◆ **Data section**:
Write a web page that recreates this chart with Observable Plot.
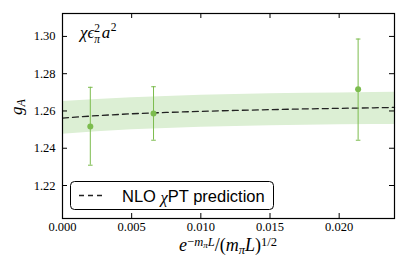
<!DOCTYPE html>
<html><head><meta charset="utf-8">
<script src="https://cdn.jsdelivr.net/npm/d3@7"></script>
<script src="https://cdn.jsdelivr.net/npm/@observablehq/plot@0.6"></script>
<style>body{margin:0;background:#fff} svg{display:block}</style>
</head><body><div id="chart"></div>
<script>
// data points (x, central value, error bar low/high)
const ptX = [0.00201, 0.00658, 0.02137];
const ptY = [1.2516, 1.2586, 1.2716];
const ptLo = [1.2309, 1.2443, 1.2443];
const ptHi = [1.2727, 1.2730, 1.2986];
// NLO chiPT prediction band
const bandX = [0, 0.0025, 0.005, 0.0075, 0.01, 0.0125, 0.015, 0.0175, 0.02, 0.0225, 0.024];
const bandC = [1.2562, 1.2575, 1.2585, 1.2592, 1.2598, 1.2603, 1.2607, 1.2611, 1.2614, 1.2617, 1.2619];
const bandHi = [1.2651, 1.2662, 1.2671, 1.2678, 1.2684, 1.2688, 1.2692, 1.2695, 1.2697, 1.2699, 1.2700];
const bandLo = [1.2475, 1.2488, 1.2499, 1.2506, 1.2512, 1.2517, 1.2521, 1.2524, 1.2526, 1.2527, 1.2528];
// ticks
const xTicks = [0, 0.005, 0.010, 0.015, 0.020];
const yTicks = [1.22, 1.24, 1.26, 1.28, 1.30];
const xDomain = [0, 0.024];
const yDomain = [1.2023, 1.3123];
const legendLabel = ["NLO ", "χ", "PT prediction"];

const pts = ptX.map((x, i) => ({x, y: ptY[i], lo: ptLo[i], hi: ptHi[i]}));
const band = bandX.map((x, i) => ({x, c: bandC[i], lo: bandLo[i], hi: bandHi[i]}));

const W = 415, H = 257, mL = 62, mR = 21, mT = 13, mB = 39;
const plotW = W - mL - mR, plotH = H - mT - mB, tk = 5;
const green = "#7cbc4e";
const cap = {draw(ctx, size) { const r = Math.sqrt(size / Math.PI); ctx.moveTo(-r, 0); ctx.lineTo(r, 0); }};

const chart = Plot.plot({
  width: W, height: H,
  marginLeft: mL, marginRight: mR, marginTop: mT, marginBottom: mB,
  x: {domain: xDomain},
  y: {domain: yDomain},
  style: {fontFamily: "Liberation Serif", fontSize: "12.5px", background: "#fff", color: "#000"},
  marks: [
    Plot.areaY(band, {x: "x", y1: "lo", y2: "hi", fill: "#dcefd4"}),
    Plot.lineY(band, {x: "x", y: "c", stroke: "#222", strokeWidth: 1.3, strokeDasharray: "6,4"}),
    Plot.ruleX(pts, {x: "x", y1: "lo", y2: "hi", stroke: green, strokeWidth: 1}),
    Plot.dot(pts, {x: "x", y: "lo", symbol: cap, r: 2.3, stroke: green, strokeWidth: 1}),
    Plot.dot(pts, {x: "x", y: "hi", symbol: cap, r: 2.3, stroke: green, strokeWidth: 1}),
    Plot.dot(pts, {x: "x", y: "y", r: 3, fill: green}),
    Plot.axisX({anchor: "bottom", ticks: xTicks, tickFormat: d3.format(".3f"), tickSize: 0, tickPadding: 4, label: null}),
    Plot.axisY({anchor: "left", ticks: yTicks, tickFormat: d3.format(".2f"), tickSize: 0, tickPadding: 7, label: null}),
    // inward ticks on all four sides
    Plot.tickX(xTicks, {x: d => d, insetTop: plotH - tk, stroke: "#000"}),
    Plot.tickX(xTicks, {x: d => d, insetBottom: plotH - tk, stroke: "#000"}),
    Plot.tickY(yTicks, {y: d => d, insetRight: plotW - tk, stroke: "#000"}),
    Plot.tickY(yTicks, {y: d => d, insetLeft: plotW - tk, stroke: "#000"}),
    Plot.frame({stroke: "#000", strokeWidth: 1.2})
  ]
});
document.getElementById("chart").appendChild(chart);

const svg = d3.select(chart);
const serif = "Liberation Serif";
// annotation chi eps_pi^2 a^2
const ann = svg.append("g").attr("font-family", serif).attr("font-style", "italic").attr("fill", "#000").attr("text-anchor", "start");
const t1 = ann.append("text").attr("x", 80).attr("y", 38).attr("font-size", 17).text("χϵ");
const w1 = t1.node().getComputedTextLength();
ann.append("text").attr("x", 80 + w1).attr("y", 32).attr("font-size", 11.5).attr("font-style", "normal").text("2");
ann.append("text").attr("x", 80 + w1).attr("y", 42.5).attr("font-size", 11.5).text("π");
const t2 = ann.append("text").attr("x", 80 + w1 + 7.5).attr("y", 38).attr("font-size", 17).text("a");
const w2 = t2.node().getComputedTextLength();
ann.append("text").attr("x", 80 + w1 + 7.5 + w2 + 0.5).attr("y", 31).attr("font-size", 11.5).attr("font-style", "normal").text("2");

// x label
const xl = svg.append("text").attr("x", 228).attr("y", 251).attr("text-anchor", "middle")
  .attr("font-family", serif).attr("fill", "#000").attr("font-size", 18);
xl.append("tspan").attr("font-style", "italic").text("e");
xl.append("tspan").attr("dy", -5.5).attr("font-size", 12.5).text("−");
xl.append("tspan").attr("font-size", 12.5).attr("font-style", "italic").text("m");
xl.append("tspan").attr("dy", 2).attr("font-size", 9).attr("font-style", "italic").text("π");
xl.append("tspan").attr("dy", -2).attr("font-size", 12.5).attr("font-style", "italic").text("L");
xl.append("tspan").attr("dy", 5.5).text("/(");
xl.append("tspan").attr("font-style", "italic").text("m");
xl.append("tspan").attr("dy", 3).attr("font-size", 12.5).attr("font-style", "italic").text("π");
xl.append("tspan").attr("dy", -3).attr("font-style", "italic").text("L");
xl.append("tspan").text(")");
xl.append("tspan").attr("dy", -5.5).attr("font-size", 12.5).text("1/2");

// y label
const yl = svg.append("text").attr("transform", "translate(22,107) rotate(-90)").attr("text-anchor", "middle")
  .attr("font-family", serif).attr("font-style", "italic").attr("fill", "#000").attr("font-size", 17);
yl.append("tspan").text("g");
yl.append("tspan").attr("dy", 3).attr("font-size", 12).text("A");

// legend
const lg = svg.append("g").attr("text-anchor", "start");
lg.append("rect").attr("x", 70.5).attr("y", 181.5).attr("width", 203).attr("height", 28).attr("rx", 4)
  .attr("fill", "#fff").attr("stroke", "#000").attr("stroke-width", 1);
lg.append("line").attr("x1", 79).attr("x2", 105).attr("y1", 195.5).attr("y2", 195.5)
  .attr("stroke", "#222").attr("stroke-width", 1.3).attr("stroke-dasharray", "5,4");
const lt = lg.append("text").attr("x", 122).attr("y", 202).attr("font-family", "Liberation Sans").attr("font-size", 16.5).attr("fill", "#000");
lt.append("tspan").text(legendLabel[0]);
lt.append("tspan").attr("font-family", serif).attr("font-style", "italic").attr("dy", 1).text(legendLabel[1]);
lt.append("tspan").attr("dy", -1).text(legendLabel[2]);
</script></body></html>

◆ **What the exercise asks**:
Return to the listing above and set it down exactly, leaving out its pictures.

◆ **Exercise response**:
Write a web page that recreates this chart with Observable Plot.
<!DOCTYPE html>
<html><head><meta charset="utf-8">
<script src="https://cdn.jsdelivr.net/npm/d3@7"></script>
<script src="https://cdn.jsdelivr.net/npm/@observablehq/plot@0.6"></script>
<style>body{margin:0;background:#fff} svg{display:block}</style>
</head><body><div id="chart"></div>
<script>
// data points (x, central value, error bar low/high)
const ptX = [0.00201, 0.00658, 0.02137];
const ptY = [1.2516, 1.2586, 1.2716];
const ptLo = [1.2309, 1.2443, 1.2443];
const ptHi = [1.2727, 1.2730, 1.2986];
// NLO chiPT prediction band
const bandX = [0, 0.0025, 0.005, 0.0075, 0.01, 0.0125, 0.015, 0.0175, 0.02, 0.0225, 0.024];
const bandC = [1.2562, 1.2575, 1.2585, 1.2592, 1.2598, 1.2603, 1.2607, 1.2611, 1.2614, 1.2617, 1.2619];
const bandHi = [1.2651, 1.2662, 1.2671, 1.2678, 1.2684, 1.2688, 1.2692, 1.2695, 1.2697, 1.2699, 1.2700];
const bandLo = [1.2475, 1.2488, 1.2499, 1.2506, 1.2512, 1.2517, 1.2521, 1.2524, 1.2526, 1.2527, 1.2528];
// ticks
const xTicks = [0, 0.005, 0.010, 0.015, 0.020];
const yTicks = [1.22, 1.24, 1.26, 1.28, 1.30];
const xDomain = [0, 0.024];
const yDomain = [1.2023, 1.3123];
const legendLabel = ["NLO ", "χ", "PT prediction"];

const pts = ptX.map((x, i) => ({x, y: ptY[i], lo: ptLo[i], hi: ptHi[i]}));
const band = bandX.map((x, i) => ({x, c: bandC[i], lo: bandLo[i], hi: bandHi[i]}));

const W = 415, H = 257, mL = 62, mR = 21, mT = 13, mB = 39;
const plotW = W - mL - mR, plotH = H - mT - mB, tk = 5;
const green = "#7cbc4e";
const cap = {draw(ctx, size) { const r = Math.sqrt(size / Math.PI); ctx.moveTo(-r, 0); ctx.lineTo(r, 0); }};

const chart = Plot.plot({
  width: W, height: H,
  marginLeft: mL, marginRight: mR, marginTop: mT, marginBottom: mB,
  x: {domain: xDomain},
  y: {domain: yDomain},
  style: {fontFamily: "Liberation Serif", fontSize: "12.5px", background: "#fff", color: "#000"},
  marks: [
    Plot.areaY(band, {x: "x", y1: "lo", y2: "hi", fill: "#dcefd4"}),
    Plot.lineY(band, {x: "x", y: "c", stroke: "#222", strokeWidth: 1.3, strokeDasharray: "6,4"}),
    Plot.ruleX(pts, {x: "x", y1: "lo", y2: "hi", stroke: green, strokeWidth: 1}),
    Plot.dot(pts, {x: "x", y: "lo", symbol: cap, r: 2.3, stroke: green, strokeWidth: 1}),
    Plot.dot(pts, {x: "x", y: "hi", symbol: cap, r: 2.3, stroke: green, strokeWidth: 1}),
    Plot.dot(pts, {x: "x", y: "y", r: 3, fill: green}),
    Plot.axisX({anchor: "bottom", ticks: xTicks, tickFormat: d3.format(".3f"), tickSize: 0, tickPadding: 4, label: null}),
    Plot.axisY({anchor: "left", ticks: yTicks, tickFormat: d3.format(".2f"), tickSize: 0, tickPadding: 7, label: null}),
    // inward ticks on all four sides
    Plot.tickX(xTicks, {x: d => d, insetTop: plotH - tk, stroke: "#000"}),
    Plot.tickX(xTicks, {x: d => d, insetBottom: plotH - tk, stroke: "#000"}),
    Plot.tickY(yTicks, {y: d => d, insetRight: plotW - tk, stroke: "#000"}),
    Plot.tickY(yTicks, {y: d => d, insetLeft: plotW - tk, stroke: "#000"}),
    Plot.frame({stroke: "#000", strokeWidth: 1.2})
  ]
});
document.getElementById("chart").appendChild(chart);

const svg = d3.select(chart);
const serif = "Liberation Serif";
// annotation chi eps_pi^2 a^2
const ann = svg.append("g").attr("font-family", serif).attr("font-style", "italic").attr("fill", "#000").attr("text-anchor", "start");
const t1 = ann.append("text").attr("x", 80).attr("y", 38).attr("font-size", 17).text("χϵ");
const w1 = t1.node().getComputedTextLength();
ann.append("text").attr("x", 80 + w1).attr("y", 32).attr("font-size", 11.5).attr("font-style", "normal").text("2");
ann.append("text").attr("x", 80 + w1).attr("y", 42.5).attr("font-size", 11.5).text("π");
const t2 = ann.append("text").attr("x", 80 + w1 + 7.5).attr("y", 38).attr("font-size", 17).text("a");
const w2 = t2.node().getComputedTextLength();
ann.append("text").attr("x", 80 + w1 + 7.5 + w2 + 0.5).attr("y", 31).attr("font-size", 11.5).attr("font-style", "normal").text("2");

// x label
const xl = svg.append("text").attr("x", 228).attr("y", 251).attr("text-anchor", "middle")
  .attr("font-family", serif).attr("fill", "#000").attr("font-size", 18);
xl.append("tspan").attr("font-style", "italic").text("e");
xl.append("tspan").attr("dy", -5.5).attr("font-size", 12.5).text("−");
xl.append("tspan").attr("font-size", 12.5).attr("font-style", "italic").text("m");
xl.append("tspan").attr("dy", 2).attr("font-size", 9).attr("font-style", "italic").text("π");
xl.append("tspan").attr("dy", -2).attr("font-size", 12.5).attr("font-style", "italic").text("L");
xl.append("tspan").attr("dy", 5.5).text("/(");
xl.append("tspan").attr("font-style", "italic").text("m");
xl.append("tspan").attr("dy", 3).attr("font-size", 12.5).attr("font-style", "italic").text("π");
xl.append("tspan").attr("dy", -3).attr("font-style", "italic").text("L");
xl.append("tspan").text(")");
xl.append("tspan").attr("dy", -5.5).attr("font-size", 12.5).text("1/2");

// y label
const yl = svg.append("text").attr("transform", "translate(22,107) rotate(-90)").attr("text-anchor", "middle")
  .attr("font-family", serif).attr("font-style", "italic").attr("fill", "#000").attr("font-size", 17);
yl.append("tspan").text("g");
yl.append("tspan").attr("dy", 3).attr("font-size", 12).text("A");

// legend
const lg = svg.append("g").attr("text-anchor", "start");
lg.append("rect").attr("x", 70.5).attr("y", 181.5).attr("width", 203).attr("height", 28).attr("rx", 4)
  .attr("fill", "#fff").attr("stroke", "#000").attr("stroke-width", 1);
lg.append("line").attr("x1", 79).attr("x2", 105).attr("y1", 195.5).attr("y2", 195.5)
  .attr("stroke", "#222").attr("stroke-width", 1.3).attr("stroke-dasharray", "5,4");
const lt = lg.append("text").attr("x", 122).attr("y", 202).attr("font-family", "Liberation Sans").attr("font-size", 16.5).attr("fill", "#000");
lt.append("tspan").text(legendLabel[0]);
lt.append("tspan").attr("font-family", serif).attr("font-style", "italic").attr("dy", 1).text(legendLabel[1]);
lt.append("tspan").attr("dy", -1).text(legendLabel[2]);
</script></body></html>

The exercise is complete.